This is how we lost control of our faces | MIT Technology Review
The largest ever study of facial-recognition data shows how much the rise of deep learning has fueled a loss of privacy.
February 5, 2021
In 1964, mathematician and computer scientist Woodrow Bledsoe first attempted the task of matching suspects’ faces to mugshots. He measured out the distances between different facial features in printed photographs and fed them into a computer program. His rudimentary successes would set off decades of research into teaching machines to recognize human faces.
Now a new study shows just how much this enterprise has eroded our privacy. It hasn’t just fueled an increasingly powerful tool of surveillance. The latest generation of deep-learning-based facial recognition has completely disrupted our norms of consent.
People were extremely cautious about collecting, documenting, and verifying face data in the early days, says Raji. “Now we don’t care anymore. All of that has been abandoned,” she says. “You just can’t keep track of a million faces. After a certain point, you can’t even pretend that you have control.”

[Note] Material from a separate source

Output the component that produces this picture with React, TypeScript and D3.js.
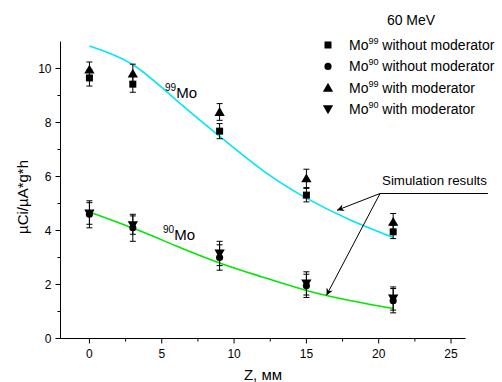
import * as d3 from 'd3'

// measurement positions, Z in mm
const zPoints = [0, 3, 9, 15, 21]

// measured yields, µCi/µA*g*h
const mo99Without = [9.65, 9.42, 7.68, 5.31, 3.95]
const mo99WithoutErr = [0.3, 0.3, 0.28, 0.25, 0.25]
const mo90Without = [4.6, 4.1, 3.0, 1.95, 1.4]
const mo90WithoutErr = [0.5, 0.5, 0.47, 0.43, 0.45]
const mo99With = [9.96, 9.81, 8.39, 5.93, 4.32]
const mo99WithErr = [0.28, 0.35, 0.31, 0.34, 0.31]
const mo90With = [4.63, 4.2, 3.15, 2.04, 1.48]
const mo90WithErr = [0.4, 0.34, 0.45, 0.43, 0.43]

// simulation curves
const simZ = [0, 3, 6, 9, 12, 15, 18, 21]
const sim99 = [10.83, 10.14, 8.83, 7.49, 6.22, 5.2, 4.4, 3.74]
const sim90 = [4.69, 4.09, 3.43, 2.8, 2.27, 1.78, 1.41, 1.11]

const xTicks = [0, 5, 10, 15, 20, 25]
const yTicks = [0, 2, 4, 6, 8, 10]

const legendItems = [
  { iso: '99', text: ' without moderator', shape: 'square' },
  { iso: '90', text: ' without moderator', shape: 'circle' },
  { iso: '99', text: ' with moderator', shape: 'up' },
  { iso: '90', text: ' with moderator', shape: 'down' },
]

const W = 502
const H = 382
const font = '"Liberation Sans", Arial, sans-serif'

function symbolPath(shape: string) {
  if (shape === 'square') return d3.symbol(d3.symbolSquare, 49)()
  if (shape === 'circle') return d3.symbol(d3.symbolCircle, 40)()
  return d3.symbol(d3.symbolTriangle, 46)()
}

function Marker({ shape, cx, cy }: { shape: string; cx: number; cy: number }) {
  const rot = shape === 'down' ? ' rotate(180)' : ''
  const dy = shape === 'up' ? 1 : shape === 'down' ? -1 : 0
  return <path d={symbolPath(shape) || ''} transform={`translate(${cx},${cy + dy})${rot}`} fill="#000" />
}

export default function App() {
  const x = d3.scaleLinear().domain([-2, 26]).range([60.5, 465.5])
  const y = d3.scaleLinear().domain([0, 11]).range([338.5, 41.5])

  const xMinor = d3.range(-2.5, 26.1, 2.5).filter(v => v >= -2 && v <= 26 && v % 5 !== 0)
  const yMinor = d3.range(1, 11, 2)

  // smooth spline through the simulated values
  const line = d3.line<number>()
    .x((_, i) => x(simZ[i]))
    .y(d => y(d))
    .curve(d3.curveNatural)

  const series = [
    { vals: mo90Without, errs: mo90WithoutErr, shape: 'circle' },
    { vals: mo90With, errs: mo90WithErr, shape: 'down' },
    { vals: mo99Without, errs: mo99WithoutErr, shape: 'square' },
    { vals: mo99With, errs: mo99WithErr, shape: 'up' },
  ]

  // annotation anchor points in data coords
  const annFrom = [20.09, 5.37]
  const annTo99 = [17.12, 4.75]
  const annTo90 = [16.39, 1.6]
  const annEndX = 27.55

  return (
    <svg width={W} height={H} style={{ position: 'absolute', left: 0, top: 0, fontFamily: font }}>
      <defs>
        <marker id="arr" viewBox="0 0 10 10" refX="10" refY="5" markerWidth="9" markerHeight="7" orient="auto" markerUnits="userSpaceOnUse">
          <path d="M0,0 L10,5 L0,10 L3,5 Z" fill="#000" />
        </marker>
      </defs>
      <rect width={W} height={H} fill="#fff" />

      {/* simulation curves */}
      <path d={line(sim99) || ''} fill="none" stroke="#00e6f6" strokeWidth={1.6} />
      <path d={line(sim90) || ''} fill="none" stroke="#00e800" strokeWidth={1.6} />

      {/* error bars */}
      {series.map((s, si) => s.vals.map((v, i) => {
        const cx = x(zPoints[i])
        const y1 = y(v + s.errs[i])
        const y2 = y(v - s.errs[i])
        return (
          <g key={`e${si}-${i}`} stroke="#000" strokeWidth={1}>
            <line x1={cx} x2={cx} y1={y1} y2={y2} />
            <line x1={cx - 3} x2={cx + 3} y1={y1} y2={y1} />
            <line x1={cx - 3} x2={cx + 3} y1={y2} y2={y2} />
          </g>
        )
      }))}

      {/* markers */}
      {series.map((s, si) => s.vals.map((v, i) => (
        <Marker key={`m${si}-${i}`} shape={s.shape} cx={x(zPoints[i])} cy={y(v)} />
      )))}

      {/* axes */}
      <g stroke="#000" strokeWidth={1}>
        <line x1={x(-2)} x2={x(26)} y1={y(0)} y2={y(0)} />
        <line x1={x(-2)} x2={x(-2)} y1={y(0)} y2={y(11)} />
        {xTicks.map(t => <line key={`xt${t}`} x1={x(t)} x2={x(t)} y1={y(0)} y2={y(0) + 5} />)}
        {xMinor.map(t => <line key={`xm${t}`} x1={x(t)} x2={x(t)} y1={y(0)} y2={y(0) + 3} />)}
        {yTicks.map(t => <line key={`yt${t}`} x1={x(-2) - 5} x2={x(-2)} y1={y(t)} y2={y(t)} />)}
        {yMinor.map(t => <line key={`ym${t}`} x1={x(-2) - 3} x2={x(-2)} y1={y(t)} y2={y(t)} />)}
      </g>
      <g fontSize={12} fill="#000">
        {xTicks.map(t => (
          <text key={`xl${t}`} x={x(t)} y={y(0) + 19} textAnchor="middle">{t}</text>
        ))}
        {yTicks.map(t => (
          <text key={`yl${t}`} x={x(-2) - 9} y={y(t) + 4.5} textAnchor="end">{t}</text>
        ))}
      </g>

      {/* axis titles */}
      <text x={263} y={380} fontSize={15} textAnchor="middle">Z, мм</text>
      <text transform="translate(28,197) rotate(-90)" fontSize={15} textAnchor="middle">µCi/µA*g*h</text>

      {/* curve labels */}
      <text x={x(5.78)} y={y(8.89)} fontSize={15} textAnchor="start">
        <tspan fontSize={10} dx={-8} dy={-7}>99</tspan>
        <tspan dy={7}>Mo</tspan>
      </text>
      <text x={x(5.71)} y={y(3.64)} fontSize={15} textAnchor="start">
        <tspan fontSize={10} dx={-9} dy={-7}>90</tspan>
        <tspan dy={7}>Mo</tspan>
      </text>

      {/* annotation */}
      <text x={x(annFrom[0]) + 2} y={y(annFrom[1]) - 9} fontSize={13.3}>Simulation results</text>
      <g stroke="#000" strokeWidth={1}>
        <line x1={x(annFrom[0])} x2={x(annEndX)} y1={y(annFrom[1])} y2={y(annFrom[1])} />
        <line x1={x(annFrom[0])} y1={y(annFrom[1])} x2={x(annTo99[0])} y2={y(annTo99[1])} markerEnd="url(#arr)" />
        <line x1={x(annFrom[0])} y1={y(annFrom[1])} x2={x(annTo90[0])} y2={y(annTo90[1])} markerEnd="url(#arr)" />
      </g>

      {/* legend */}
      <text x={411} y={25} fontSize={14} textAnchor="middle">60 MeV</text>
      {legendItems.map((it, i) => {
        const ly = 45 + i * 21.4
        return (
          <g key={`lg${i}`}>
            <Marker shape={it.shape} cx={328} cy={ly} />
            <text x={349} y={ly + 5} fontSize={14}>
              Mo<tspan fontSize={9} dy={-6}>{it.iso}</tspan><tspan dy={6}>{it.text}</tspan>
            </text>
          </g>
        )
      })}
    </svg>
  )
}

A history of facial-recognition data
The researchers identified four major eras of facial recognition, each driven by an increasing desire to improve the technology. The first phase, which ran until the 1990s, was largely characterized by manually intensive and computationally slow methods.
But then, spurred by the realization that facial recognition could track and identify individuals more effectively than fingerprints, the US Department of Defense pumped $6.5 million into creating the first large-scale face data set. Over 15 photography sessions in three years, the project captured 14,126 images of 1,199 individuals. The Face Recognition Technology (FERET) database was released in 1996.
The following decade saw an uptick in academic and commercial facial-recognition research, and many more data sets were created. The vast majority were sourced through photo shoots like FERET’s and had full participant consent. Many also included meticulous metadata, Raji says, such as the age and ethnicity of subjects, or illumination information. But these early systems struggled in real-world settings, which drove researchers to seek larger and more diverse data sets.
In 2007, the release of the Labeled Faces in the Wild (LFW) data set opened the floodgates to data collection through web search. Researchers began downloading images directly from Google, Flickr, and Yahoo without concern for consent. LFW also relaxed standards around the inclusion of minors, using photos found with search terms like “baby,” “juvenile,” and “teen” to increase diversity. This process made it possible to create significantly larger data sets in a short time, but facial recognition still faced many of the same challenges as before. This pushed researchers to seek yet more methods and data to overcome the technology’s poor performance.
Then, in 2014, Facebook used its user photos to train a deep-learning model called DeepFace. While the company never released the data set, the system’s superhuman performance elevated deep learning to the de facto method for analyzing faces. This is when manual verification and labeling became nearly impossible as data sets grew to tens of millions of photos, says Raji. It’s also when really strange phenomena start appearing, like auto-generated labels that include offensive terminology.
Image-generation algorithms are regurgitating the same sexist, racist ideas that exist on the internet.
The way the data sets were used began to change around this time, too. Instead of trying to match individuals, new models began focusing more on classification. “Instead of saying, ‘Is this a photo of Karen? Yes or no,’ it turned into ‘Let’s predict Karen’s internal personality, or her ethnicity,’ and boxing people into these categories,” Raji says.
Amba Kak, the global policy director at AI Now, who did not participate in the research, says the paper offers a stark picture of how the biometrics industry has evolved. Deep learning may have rescued the technology from some of its struggles, but “that technological advance also has come at a cost,” she says. “It’s thrown up all these issues that we now are quite familiar with: consent, extraction, IP issues, privacy.”
Raji says her investigation into the data has made her gravely concerned about deep-learning-based facial recognition.
“It’s so much more dangerous,” she says. “The data requirement forces you to collect incredibly sensitive information about, at minimum, tens of thousands of people. It forces you to violate their privacy. That in itself is a basis of harm. And then we’re hoarding all this information that you can’t control to build something that likely will function in ways you can’t even predict. That’s really the nature of where we’re at.”